Beyond active learning: Using 3-Dimensional learning to create scientifically authentic, student-centered classrooms.

In recent years, much of the emphasis for transformation of introductory STEM courses has focused on "active learning", and while this approach has been shown to produce more equitable outcomes for students, the construct of "active learning" is somewhat ill-defined and is often used as a "catch-all" that can encompass a wide range of pedagogical techniques. Here we present an alternative approach for how to think about the transformation of STEM courses that focuses instead on what students should know and what they can do with that knowledge. This approach, known as three-dimensional learning (3DL), emerged from the National Academy's "A Framework for K-12 Science Education", which describes a vision for science education that centers the role of constructing productive causal accounts for phenomena. Over the past 10 years, we have collected data from introductory biology, chemistry, and physics courses to assess the impact of such a transformation on higher education courses. Here we report on an analysis of video data of class sessions that allows us to characterize these sessions as active, 3D, neither, or both 3D and active. We find that 3D classes are likely to also involve student engagement (i.e. be active), but the reverse is not necessarily true. That is, focusing on transformations involving 3DL also tends to increase student engagement, whereas focusing solely on student engagement might result in courses where students are engaged in activities that do not involve meaningful engagement with core ideas of the discipline.

Characterizing college science instruction: The Three-Dimensional Learning Observation Protocol.

The importance of improving STEM education is of perennial interest, and to this end, the education community needs ways to characterize transformation efforts. Three-dimensional learning (3DL) is one such approach to transformation, in which core ideas of the discipline, scientific practices, and crosscutting concepts are combined to support student development of disciplinary expertise. We have previously reported on an approach to the characterization of assessments, the Three-Dimensional Learning Assessment Protocol (3D-LAP), that can be used to identify whether assessments have the potential to engage students in 3DL. Here we present the development of a companion, the Three-Dimensional Learning Observation Protocol (3D-LOP), an observation protocol that can reliably distinguish between instruction that has potential for engagement with 3DL and instruction that does not. The 3D-LOP goes beyond other observation protocols, because it is intended not only to characterize the pedagogical approaches being used in the instructional environment, but also to identify whether students are being asked to engage with scientific practices, core ideas, and crosscutting concepts. We demonstrate herein that the 3D-LOP can be used reliably to code for the presence of 3DL; further, we present data that show the utility of the 3D-LOP in differentiating between instruction that has the potential to promote 3DL from instruction that does not. Our team plans to continue using this protocol to evaluate outcomes of instructional transformation projects. We also propose that the 3D-LOP can be used to support practitioners in developing curricular materials and selecting instructional strategies to promote engagement in three-dimensional instruction.
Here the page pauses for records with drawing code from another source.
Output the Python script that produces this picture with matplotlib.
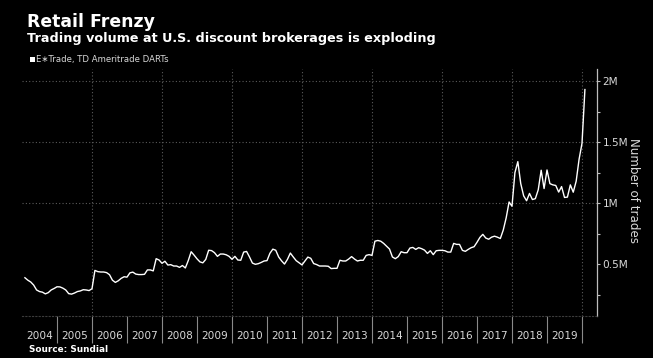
import matplotlib
matplotlib.use("Agg")
import matplotlib.pyplot as plt
import matplotlib.patches as mpatches
from matplotlib.ticker import FixedLocator, NullFormatter
import numpy as np

# ---- data (monthly, Feb 2004 .. Feb 2020), millions of trades ----
start_year = 2004
start_month_index = 1  # months after Jan 2004
darts_millions = [
    0.39, 0.37, 0.355, 0.33, 0.29, 0.277, 0.272, 0.258, 0.268, 0.29, 0.302, 0.316,
    0.315, 0.305, 0.29, 0.26, 0.256, 0.265, 0.277, 0.282, 0.292, 0.29, 0.285, 0.30,
    0.45, 0.44, 0.437, 0.437, 0.432, 0.415, 0.37, 0.352, 0.365, 0.385, 0.398, 0.395,
    0.43, 0.436, 0.42, 0.416, 0.416, 0.418, 0.454, 0.454, 0.446, 0.546, 0.535, 0.508,
    0.525, 0.494, 0.497, 0.486, 0.486, 0.475, 0.49, 0.47, 0.53, 0.603, 0.575, 0.545,
    0.52, 0.512, 0.54, 0.615, 0.612, 0.595, 0.565, 0.584, 0.584, 0.578, 0.565, 0.541,
    0.565, 0.535, 0.533, 0.6, 0.605, 0.56, 0.51, 0.5, 0.505, 0.515, 0.527, 0.53,
    0.59, 0.624, 0.615, 0.56, 0.528, 0.502, 0.54, 0.592, 0.56, 0.53, 0.512, 0.495,
    0.527, 0.559, 0.549, 0.506, 0.498, 0.486, 0.486, 0.486, 0.484, 0.465, 0.467, 0.467,
    0.533, 0.527, 0.527, 0.543, 0.563, 0.543, 0.527, 0.533, 0.533, 0.573, 0.579, 0.573,
    0.689, 0.695, 0.689, 0.671, 0.648, 0.625, 0.56, 0.546, 0.563, 0.603, 0.595, 0.595,
    0.633, 0.638, 0.622, 0.636, 0.628, 0.616, 0.589, 0.611, 0.579, 0.611, 0.614, 0.614,
    0.611, 0.6, 0.6, 0.671, 0.663, 0.663, 0.614, 0.606, 0.622, 0.636, 0.644, 0.68,
    0.72, 0.745, 0.715, 0.705, 0.722, 0.73, 0.722, 0.711, 0.78, 0.88, 1.01, 0.975,
    1.25, 1.34, 1.16, 1.06, 1.02, 1.08, 1.03, 1.037, 1.11, 1.27, 1.12, 1.272,
    1.16, 1.15, 1.145, 1.091, 1.136, 1.047, 1.05, 1.15, 1.09, 1.18, 1.36, 1.49, 1.93,
]
year_labels = [str(y) for y in range(2004, 2020)]
year_bounds = list(range(2005, 2021))
grid_years = list(range(2006, 2021, 2))
y_ticks = [0.5, 1.0, 1.5, 2.0]
y_tick_labels = ["0.5M", "1M", "1.5M", "2M"]
y_minor = [0.25, 0.75, 1.25, 1.75]
y_grid = [1.0, 1.5, 2.0]

dates = start_year + (start_month_index + np.arange(len(darts_millions))) / 12.0

W, H = 653, 358
fig = plt.figure(figsize=(W / 100, H / 100), dpi=100, facecolor="black")

def fx(px):
    return px / W

def fy(py):
    return 1 - py / H

ax_left, ax_right, ax_top, ax_bottom = 22, 597, 69, 316
ax = fig.add_axes([fx(ax_left), fy(ax_bottom), (ax_right - ax_left) / W, (ax_bottom - ax_top) / H])
ax.set_facecolor("black")

# scale: 0 at y=325.4, 2M at y=81
px_per_m = (325.4 - 81) / 2.0
ax.set_ylim((325.4 - ax_bottom) / px_per_m, (325.4 - ax_top) / px_per_m)
ax.set_xlim(2004.0, 2004.0 + (ax_right - ax_left) / 35.0)

grid_col = "#5a5a5a"
for g in grid_years:
    ax.axvline(g, color=grid_col, lw=0.8, ls=(0, (1, 2)), zorder=1)
for g in y_grid:
    ax.axhline(g, color=grid_col, lw=0.8, ls=(0, (1, 2)), zorder=1)

ax.plot(dates, darts_millions, color="white", lw=1.0, zorder=3, solid_joinstyle="round")

for s in ["left", "top"]:
    ax.spines[s].set_visible(False)
ax.spines["right"].set_color("#bdbdbd")
ax.spines["right"].set_linewidth(0.9)
ax.spines["bottom"].set_color("#3c3c3c")
ax.spines["bottom"].set_linestyle((0, (1, 2)))
ax.spines["bottom"].set_linewidth(0.8)

# x axis: year separators (major) + centered labels (minor)
ax.xaxis.set_major_locator(FixedLocator(year_bounds))
ax.xaxis.set_major_formatter(NullFormatter())
ax.xaxis.set_minor_locator(FixedLocator([int(y) + 0.5 for y in year_labels]))
ax.set_xticklabels(year_labels, minor=True)
ax.tick_params(axis="x", which="major", length=19.5, width=0.8, color="#8a8a8a", direction="out")
ax.tick_params(axis="x", which="minor", length=0, pad=11, labelsize=7.6, labelcolor="#d8d8d8")

# y axis on right
ax.yaxis.tick_right()
ax.yaxis.set_major_locator(FixedLocator(y_ticks))
ax.set_yticklabels(y_tick_labels)
ax.yaxis.set_minor_locator(FixedLocator(y_minor))
ax.tick_params(axis="y", which="major", length=2.5, width=0.8, color="#bdbdbd", pad=1.5,
               labelsize=7.6, labelcolor="#d8d8d8", direction="out")
ax.tick_params(axis="y", which="minor", length=2.5, width=0.8, color="#bdbdbd", direction="out")
ax.tick_params(axis="y", which="both", left=False)

fig.text(fx(634), fy(191), "Number of trades", rotation=270, color="#d8d8d8",
         fontsize=8.6, ha="center", va="center")

# titles
fig.text(fx(27), fy(26.7), "Retail Frenzy", color="white", fontsize=12.4,
         fontweight="bold", ha="left", va="baseline")
fig.text(fx(27), fy(42.3), "Trading volume at U.S. discount brokerages is exploding",
         color="white", fontsize=9.2, fontweight="bold", ha="left", va="baseline")

# legend
fig.patches.append(mpatches.Rectangle((fx(30), fy(62)), 5 / W, 5 / H, transform=fig.transFigure,
                                      facecolor="white", edgecolor="none"))
fig.text(fx(36.5), fy(59.8), "E∗Trade, TD Ameritrade DARTs", color="#d8d8d8",
         fontsize=6.15, ha="left", va="center")

fig.text(fx(29), fy(349.5), "Source: Sundial", color="white", fontsize=6.4,
         fontweight="bold", ha="left", va="center")

fig.savefig("out.png", dpi=100, facecolor="black")
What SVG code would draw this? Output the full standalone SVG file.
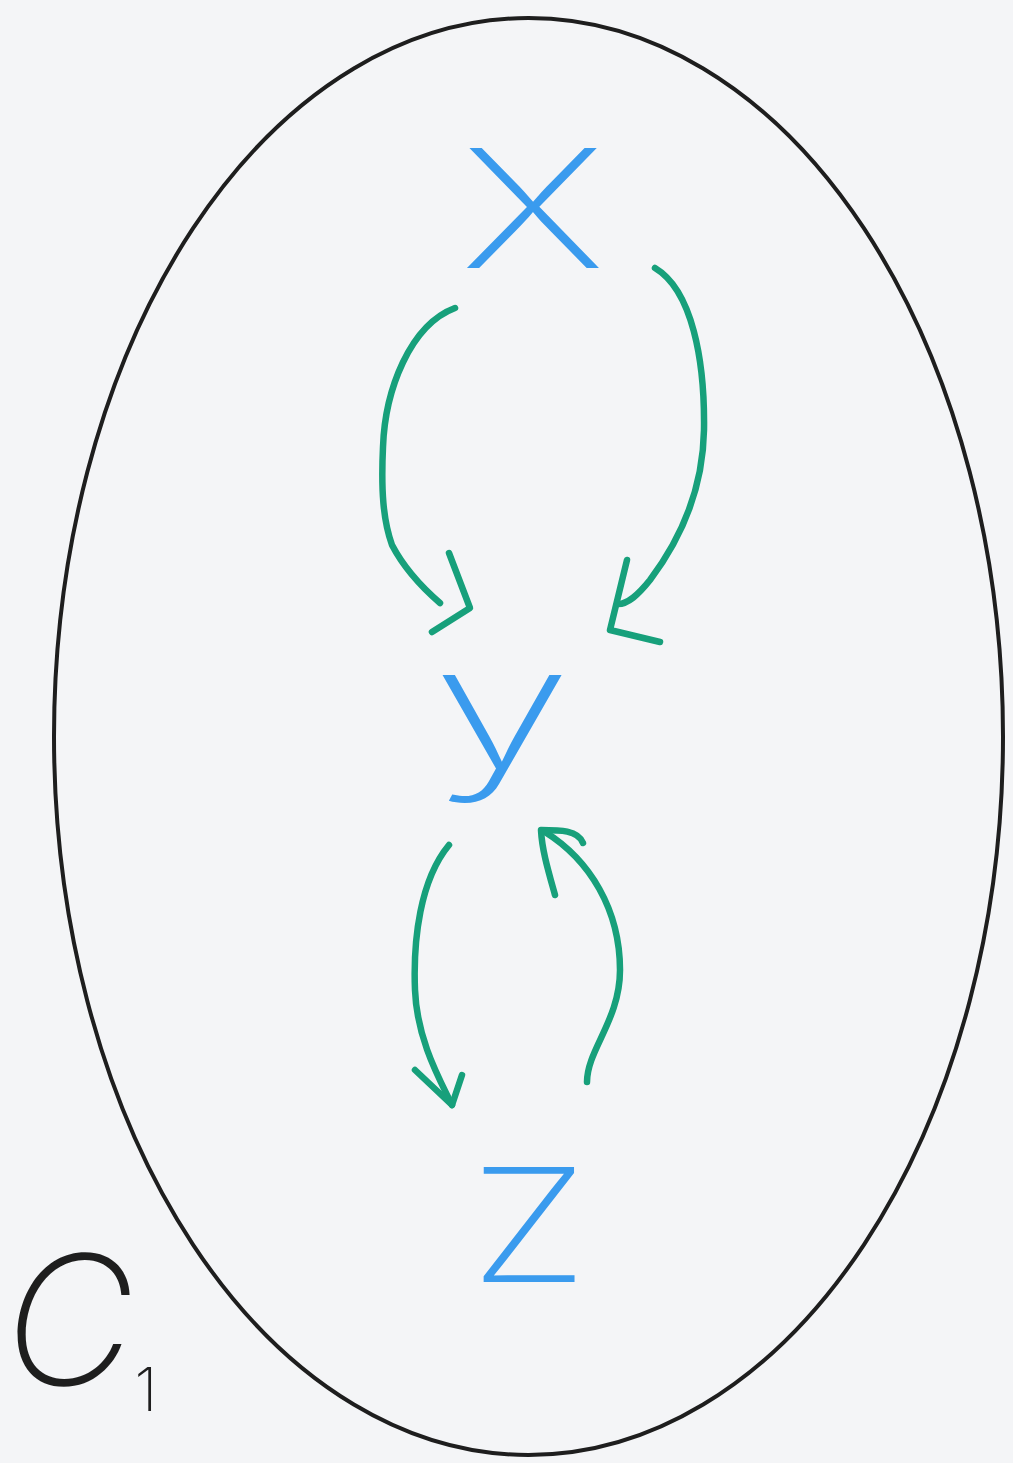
<svg xmlns="http://www.w3.org/2000/svg" width="1013" height="1463" viewBox="0 0 1013 1463">
<style>
.bg{fill:#f4f5f7}
.set{fill:none;stroke:#1e1e1e;stroke-width:4}
.lbl{font-family:Inter,"Liberation Sans",sans-serif;font-weight:250;fill:#3a9bee}
.name{font-family:Inter,"Liberation Sans",sans-serif;font-weight:250;font-style:italic;fill:#1e1e1e}
.arc{fill:none;stroke:#17a07b;stroke-width:6.5;stroke-linecap:round;stroke-linejoin:round}
</style>
<rect class="bg" x="0" y="0" width="1013" height="1463"/>
<g id="set-C1">
<ellipse class="set" cx="528.5" cy="736.5" rx="474.5" ry="718.5"/>
<text class="name" x="4" y="1385" font-size="180">C<tspan font-size="60" dy="26" font-style="normal">1</tspan></text>
</g>
<g id="node-x"><text class="lbl" x="460" y="268" font-size="165" textLength="146" lengthAdjust="spacingAndGlyphs">X</text></g>
<g id="node-y"><text class="lbl" x="432" y="768" font-size="170" textLength="140" lengthAdjust="spacingAndGlyphs">y</text></g>
<g id="node-z"><text class="lbl" x="470" y="1282" font-size="158" textLength="118" lengthAdjust="spacingAndGlyphs">Z</text></g>
<g id="connectors">
<path class="arc" d="M455,308 C410,325 385,390 383,447 C381,490 383,520 392,545 C405,570 425,590 440,603"/>
<path class="arc" d="M449,553 L470,608 L432,632"/>
<path class="arc" d="M655,268 C692,290 705,360 704,430 C703,490 680,540 650,580 C638,595 628,604 618,604"/>
<path class="arc" d="M627,560 L610,630 L660,642"/>
<path class="arc" d="M449,845 C420,880 413,940 415,990 C417,1040 440,1080 452,1105"/>
<path class="arc" d="M415,1070 L452,1105 L462,1075"/>
<path class="arc" d="M587,1082 C587,1050 620,1020 620,970 C620,910 590,860 545,832"/>
<path class="arc" d="M555,895 C548,870 542,850 541,830 C560,830 578,830 583,843"/>
</g>
</svg>
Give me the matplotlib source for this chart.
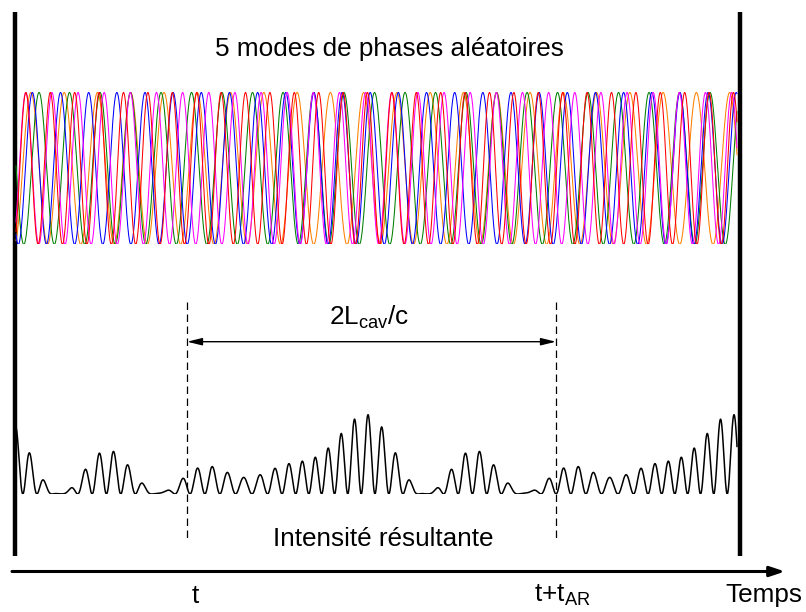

Evaluating the extent of a large-scale transformation in gateway science courses.

We evaluate the impact of an institutional effort to transform undergraduate science courses using an approach based on course assessments. The approach is guided by A Framework for K-12 Science Education and focuses on scientific and engineering practices, crosscutting concepts, and core ideas, together called three-dimensional learning. To evaluate the extent of change, we applied the Three-dimensional Learning Assessment Protocol to 4 years of chemistry, physics, and biology course exams. Changes in exams differed by discipline and even by course, apparently depending on an interplay between departmental culture, course organization, and perceived course ownership, demonstrating the complex nature of transformation in higher education. We conclude that while transformation must be supported at all organizational levels, ultimately, change is controlled by factors at the course and departmental levels.